Nel Movimento 5 Stelle lo scenario è diverso perché la rielezione di tutta la squadra dei parlamentari rilancia una partita che piace ad Emiliano, spinto come non mai a serrare le fila con i pentastellati.

E allora  ? Come si continua ? Come si affronterà il prossimo appuntamento di Foggia ? 

Per fortuna Il voto amministrativo è consegnato tutto nelle mani dei cittadini, ma sul campo non è difficile già prefigurare almeno  tre blocchi.

Da un lato il centrodestra, poi il terzo polo, quindi un possibile asse tra il Pd e i Cinque Stelle, obbligati a stare assieme. Il Pd non ha altre scelte,  della serie  bere o affogare.

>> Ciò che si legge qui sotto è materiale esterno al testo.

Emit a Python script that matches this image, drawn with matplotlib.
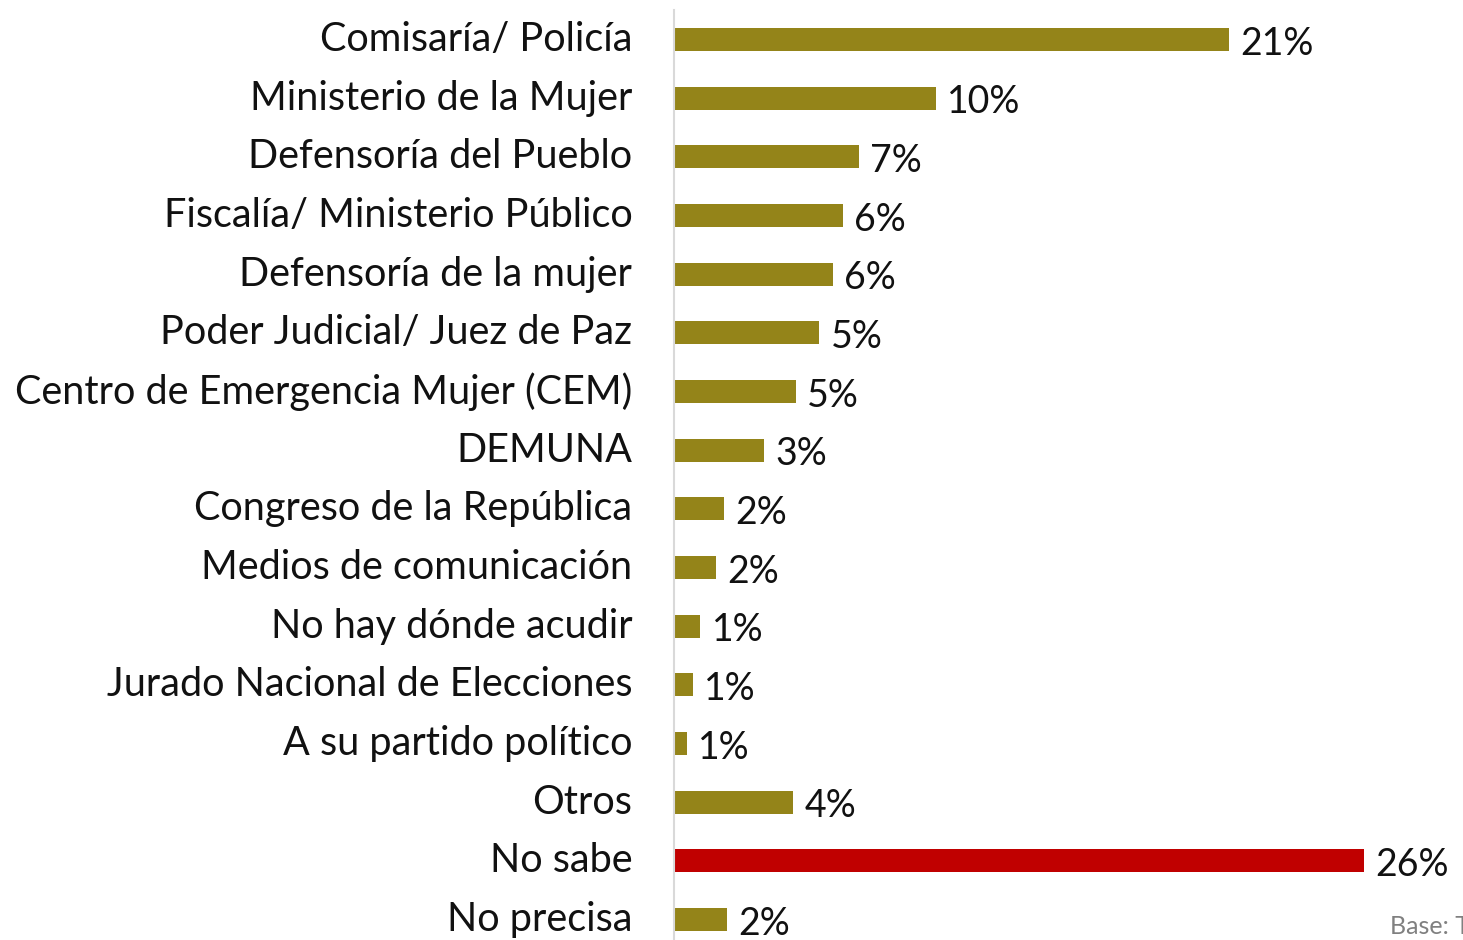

A destra, dopo lo sfascio degli anni andati, potrebbe aprirsi una nuova fase con Anna Fallucchi e Giandonato La Salandra eletti in Fratelli d’Italia, la componente più in salute del trittico. Fallucchi è arrivata in Senato sul filo di lana, La Salandra, molto strutturato politicamente ed intellettualmente, potrebbe diventare il punto di riferimento per una ripartenza non impossibile soprattutto se affacciata in un cantiere aperto ai movimenti civici e moderati.

Ma tutti dovranno far bene i conti con una città arrabbiata, delusa, umiliata ed offesa. Questo significa individuare bene la persona capace di interpretare il necessario cambiamento che invocano nel capoluogo della Capitanata.

Dovrà farlo il centrodestra che porta la responsabilità di quel Franco Landella, giusto per rinfrescare sempre la memoria. 

Ma dovrà pensarci bene l’area che oggi si riconosce  in Calenda e Renzi, come dovranno approfondire con molta oculatezza le cose anche loro, i Demokrat e i Cinque  Stelle perché le minestre riscaldate non susciterebbero grandi appetiti tra gli elettori, pronti ad impallinare alcune ricomparse.

Servirebbe in pratica uno sforzo da parte di tutti, un po’ di responsabilità per rilanciare un sogno per Foggia e i suoi abitanti, mai così lontani dalla loro storia migliore, sporcata da avventurieri della politica.

Saggezza, competenza e un po’ di visione si impongono.

Come disse Enrico IV di Navarra, ” Parigi val bene una messa”!